Users must have any one of the following policies to retrain an Extractor Asset:
- Administrator Policy
- Creator Policy
This guide will walk you through the steps on how to retrain an Extractor Asset.
- Upload documents
- Select the extractor asset
- Initiate retrain
- Select documents
- Annotate
- Train
- Review results and validate
- Publish the asset
Step 1: Upload documents
If you wish to retrain the extractor Asset with new documents, you must upload the appropriate documents to the Platform. Otherwise, you can skip this step and proceed to retrain with your existing documents.
For more information about uploading new documents, see Upload Documents page.
Step 2: Select the extractor asset
- Head to the Asset Studio module and select the Extractor asset you wish to retrain.
Note: Retrain is applicable only for the Extractor Asset with status as Published.
Step 3: Initiate retrain
Once you select the Published Extractor Asset from the list, you will land on the Review results page.
- On the Review Results page, click Retrain.
- In the Retrain dialog that appears, enter the Description and then click Proceed retrain.
Step 4: Select documents
This step allows you to select the documents to retrain the Asset.
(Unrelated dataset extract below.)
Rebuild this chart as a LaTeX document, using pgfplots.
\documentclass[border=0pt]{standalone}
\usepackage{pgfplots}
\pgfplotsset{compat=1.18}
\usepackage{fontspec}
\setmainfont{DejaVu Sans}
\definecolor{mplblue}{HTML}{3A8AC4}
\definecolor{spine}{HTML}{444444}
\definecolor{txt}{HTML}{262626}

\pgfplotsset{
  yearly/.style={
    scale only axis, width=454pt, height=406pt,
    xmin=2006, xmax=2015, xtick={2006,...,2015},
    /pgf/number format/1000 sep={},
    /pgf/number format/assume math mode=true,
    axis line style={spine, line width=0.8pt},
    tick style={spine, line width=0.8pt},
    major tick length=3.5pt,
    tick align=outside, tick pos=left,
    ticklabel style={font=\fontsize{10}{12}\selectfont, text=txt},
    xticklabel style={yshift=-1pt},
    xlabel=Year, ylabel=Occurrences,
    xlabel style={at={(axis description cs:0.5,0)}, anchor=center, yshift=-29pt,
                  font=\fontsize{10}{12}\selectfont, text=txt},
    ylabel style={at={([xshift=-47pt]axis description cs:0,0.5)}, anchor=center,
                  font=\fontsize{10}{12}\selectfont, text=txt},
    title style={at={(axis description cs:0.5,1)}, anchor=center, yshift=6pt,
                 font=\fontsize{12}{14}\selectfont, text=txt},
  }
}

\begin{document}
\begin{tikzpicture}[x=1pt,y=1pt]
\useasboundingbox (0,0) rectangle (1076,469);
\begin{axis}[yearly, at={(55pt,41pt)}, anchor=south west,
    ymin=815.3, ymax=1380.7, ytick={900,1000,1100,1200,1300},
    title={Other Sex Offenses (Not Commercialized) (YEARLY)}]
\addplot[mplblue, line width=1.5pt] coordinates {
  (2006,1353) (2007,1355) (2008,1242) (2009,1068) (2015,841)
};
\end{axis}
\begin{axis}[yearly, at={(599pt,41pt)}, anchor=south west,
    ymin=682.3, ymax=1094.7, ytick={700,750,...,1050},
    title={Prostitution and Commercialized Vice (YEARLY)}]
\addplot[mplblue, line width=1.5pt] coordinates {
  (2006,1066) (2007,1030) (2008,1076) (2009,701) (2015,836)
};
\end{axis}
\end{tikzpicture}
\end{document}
You can either select the newly uploaded documents or continue with the previously chosen documents used for the Asset’s initial training, along with their respective annotations.
Things to Know before selecting documents
Annotation tag : The annotation tags are visible to you to identify the documents and files that were previously selected for the annotation. You can choose to include or exclude the files you want.
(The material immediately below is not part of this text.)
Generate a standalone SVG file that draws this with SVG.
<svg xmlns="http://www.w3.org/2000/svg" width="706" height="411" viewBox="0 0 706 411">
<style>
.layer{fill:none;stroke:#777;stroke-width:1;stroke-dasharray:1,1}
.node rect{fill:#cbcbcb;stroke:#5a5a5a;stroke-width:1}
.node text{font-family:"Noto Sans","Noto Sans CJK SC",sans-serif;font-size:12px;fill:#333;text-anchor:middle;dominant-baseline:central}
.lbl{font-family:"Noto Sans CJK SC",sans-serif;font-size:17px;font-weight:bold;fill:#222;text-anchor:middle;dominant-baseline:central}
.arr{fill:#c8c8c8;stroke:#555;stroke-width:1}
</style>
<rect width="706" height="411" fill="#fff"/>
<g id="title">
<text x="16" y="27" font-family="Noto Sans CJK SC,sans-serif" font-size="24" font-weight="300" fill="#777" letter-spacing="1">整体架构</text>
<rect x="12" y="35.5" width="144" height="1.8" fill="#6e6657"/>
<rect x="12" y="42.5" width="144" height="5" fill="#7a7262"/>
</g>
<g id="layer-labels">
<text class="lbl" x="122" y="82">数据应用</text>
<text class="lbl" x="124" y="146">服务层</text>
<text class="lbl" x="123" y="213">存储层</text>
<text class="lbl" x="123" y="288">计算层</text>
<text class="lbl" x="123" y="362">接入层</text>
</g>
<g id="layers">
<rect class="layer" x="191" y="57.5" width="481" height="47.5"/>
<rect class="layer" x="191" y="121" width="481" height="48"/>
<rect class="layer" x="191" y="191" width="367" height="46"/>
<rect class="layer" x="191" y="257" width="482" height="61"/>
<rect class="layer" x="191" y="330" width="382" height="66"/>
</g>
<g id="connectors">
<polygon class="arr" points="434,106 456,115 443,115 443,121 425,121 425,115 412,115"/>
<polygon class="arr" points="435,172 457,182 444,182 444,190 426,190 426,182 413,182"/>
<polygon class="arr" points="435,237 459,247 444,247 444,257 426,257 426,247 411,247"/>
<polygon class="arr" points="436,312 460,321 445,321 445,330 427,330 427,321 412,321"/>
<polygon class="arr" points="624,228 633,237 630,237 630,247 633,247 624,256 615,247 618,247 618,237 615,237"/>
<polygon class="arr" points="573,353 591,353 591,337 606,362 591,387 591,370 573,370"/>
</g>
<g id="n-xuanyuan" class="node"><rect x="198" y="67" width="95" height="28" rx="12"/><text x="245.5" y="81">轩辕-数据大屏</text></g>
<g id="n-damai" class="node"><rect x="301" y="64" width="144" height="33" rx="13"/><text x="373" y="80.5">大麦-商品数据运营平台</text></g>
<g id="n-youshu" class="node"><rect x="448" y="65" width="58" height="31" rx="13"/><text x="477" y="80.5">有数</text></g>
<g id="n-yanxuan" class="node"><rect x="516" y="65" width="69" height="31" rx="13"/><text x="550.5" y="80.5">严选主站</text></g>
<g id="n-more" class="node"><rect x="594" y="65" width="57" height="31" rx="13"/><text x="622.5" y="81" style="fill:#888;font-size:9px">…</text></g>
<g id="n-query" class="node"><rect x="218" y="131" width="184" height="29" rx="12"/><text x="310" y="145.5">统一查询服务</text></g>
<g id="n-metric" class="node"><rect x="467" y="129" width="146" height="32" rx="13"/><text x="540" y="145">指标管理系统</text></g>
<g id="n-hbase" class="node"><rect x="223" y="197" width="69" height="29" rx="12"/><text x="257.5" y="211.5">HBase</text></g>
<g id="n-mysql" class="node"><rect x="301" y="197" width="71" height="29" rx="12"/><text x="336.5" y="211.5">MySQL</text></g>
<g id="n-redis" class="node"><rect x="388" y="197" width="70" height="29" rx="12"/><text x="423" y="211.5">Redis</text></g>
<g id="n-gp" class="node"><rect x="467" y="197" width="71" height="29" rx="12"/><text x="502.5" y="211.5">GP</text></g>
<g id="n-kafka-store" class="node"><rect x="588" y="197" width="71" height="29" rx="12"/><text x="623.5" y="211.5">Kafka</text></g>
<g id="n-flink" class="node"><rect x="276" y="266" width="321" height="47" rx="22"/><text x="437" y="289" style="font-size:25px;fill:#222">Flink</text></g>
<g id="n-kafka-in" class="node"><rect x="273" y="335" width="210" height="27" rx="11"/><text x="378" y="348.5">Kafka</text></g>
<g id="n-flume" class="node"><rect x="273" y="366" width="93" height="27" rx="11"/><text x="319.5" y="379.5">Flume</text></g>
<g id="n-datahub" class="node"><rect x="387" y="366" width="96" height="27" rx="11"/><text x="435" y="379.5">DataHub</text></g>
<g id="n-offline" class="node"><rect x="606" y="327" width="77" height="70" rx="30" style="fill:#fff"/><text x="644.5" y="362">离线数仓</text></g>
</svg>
Annotation Summary: The annotation summary displays information about all the fields and the number of annotated instances that are associated with the selected Document type.
Use document annotation: In the Annotation Summary, select the Use document annotation check box to continue with the previous annotations on the documents. Otherwise, the platform discards the previous annotations and allows you to perform new annotations.
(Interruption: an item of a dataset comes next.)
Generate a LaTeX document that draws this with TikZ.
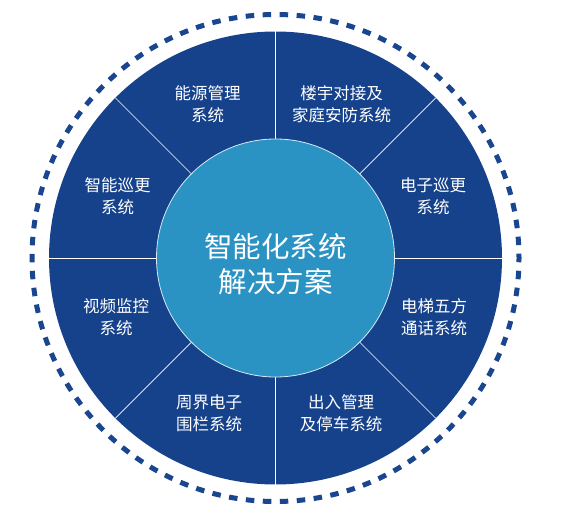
\documentclass[tikz,border=0pt]{standalone}
\usepackage{fontspec}
\usetikzlibrary{calc}
\newfontfamily\cjk{Noto Sans CJK SC}
\definecolor{ringblue}{HTML}{16428B}
\definecolor{coreblue}{HTML}{2A93C3}
\definecolor{dashblue}{HTML}{1A468F}
\tikzset{
  seglabel/.style={text=white,align=center,font=\cjk\fontsize{16.5}{22}\selectfont,inner sep=0pt},
  corelabel/.style={text=white,align=center,font=\cjk\fontsize{28.5}{35}\selectfont,inner sep=0pt},
  sepline/.style={white,line width=0.7pt}
}
\begin{document}
\begin{tikzpicture}[x=1pt,y=-1pt]
\useasboundingbox (0,0) rectangle (562,524);
\coordinate (c) at (275.5,258);
% dashed outer circle
\draw[dashblue,line width=5pt,dash pattern=on 8.5pt off 8.5pt,dash phase=4.25pt] (c) circle[radius=243.5];
% ring
\fill[ringblue] (c) circle[radius=226.5];
% separators
\foreach \a in {0,45,...,315}{
  \draw[sepline] ($(c)+(\a:119)$) -- ($(c)+(\a:226.5)$);
}
% core
\node[circle,fill=coreblue,draw=white!80!coreblue,line width=0.8pt,minimum size=238pt,inner sep=0pt] (core) at (c) {};
\node[corelabel] (coretext) at (275.5,264.5) {智能化系统\\解决方案};
% labels
\node[seglabel] (l1) at (207.5,104) {能源管理\\系统};
\node[seglabel] (l2) at (341.5,104) {楼宇对接及\\家庭安防系统};
\node[seglabel] (l3) at (433,196) {电子巡更\\系统};
\node[seglabel] (l4) at (434,317.5) {电梯五方\\通话系统};
\node[seglabel] (l5) at (341,413) {出入管理\\及停车系统};
\node[seglabel] (l6) at (209,413) {周界电子\\围栏系统};
\node[seglabel] (l7) at (116,317) {视频监控\\系统};
\node[seglabel] (l8) at (117.5,196) {智能巡更\\系统};
\end{tikzpicture}
\end{document}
Previously annotated files and folder: When you start selecting documents, you can also access the previously annotated files and folders with annotation tags. By default, the files and folders are selected.
- To exclude the previously selected/annotated files and folder, unselect the Select All checkbox.
To select the document, follow the steps below:
- In the Select Documents page, search or select the document set.
- On the main page, select the files you wish to annotate.
- You can select the files using the check boxes listed against the files.
- Use to expand the view of the listed files against a folder.
Note: Select a minimum of 10 documents to proceed with training. However, we recommend having a volume of 25 documents or more to achieve higher accuracy.
- Click Proceed to continue with the annotation process.
Step 5: Annotate
Data annotation is the process of labeling data to show the outcome you want your machine learning model to predict.
You can only annotate the Asset with the existing fields, tables and sections. You cannot add any new fields or tables while retraining the Asset.
For more information on how to annotate fields, tables and sections, see Annotate fields, Annotate a table and Annotate Section.
Step 6: Train
Once you complete the annotation, you can proceed to train the asset.
For more information on training an asset, see Train.
Step 7: Review results and validate
This step allows you to assess the Asset’s predictions, accuracy, and confidence score. Additionally, you can utilize the Validate feature to evaluate the extraction Asset’s performance on a new set of documents.
For more information about reviewing results and validation, see Review results and validate.
Step 8: Publish the asset
If the desired accuracy has been achieved, you can proceed to Publish the asset. For more information on how to publish the Asset, see the Publish the asset.
Note: To identify the retrained Asset, check its version. For example, if the initial Asset version is 1.0, the retrained Asset’s version will be 2.0. You can avail both versions in the Asset Studio.
Once the retrained Asset is published, you can download the API and its documentation. The API can be invoked independently or used within a specific use case. If you wish to consume this Asset via API, see Consume an Asset via API.
It is recommended to use URL aliases, if you wish to consume multiple versions of an Asset. It allows you to consume its different versions via a single API. For more information, see URL aliases.
You can also consume this Asset in the Asset Monitor module. For more information, see Consume an Asset via Create Transaction.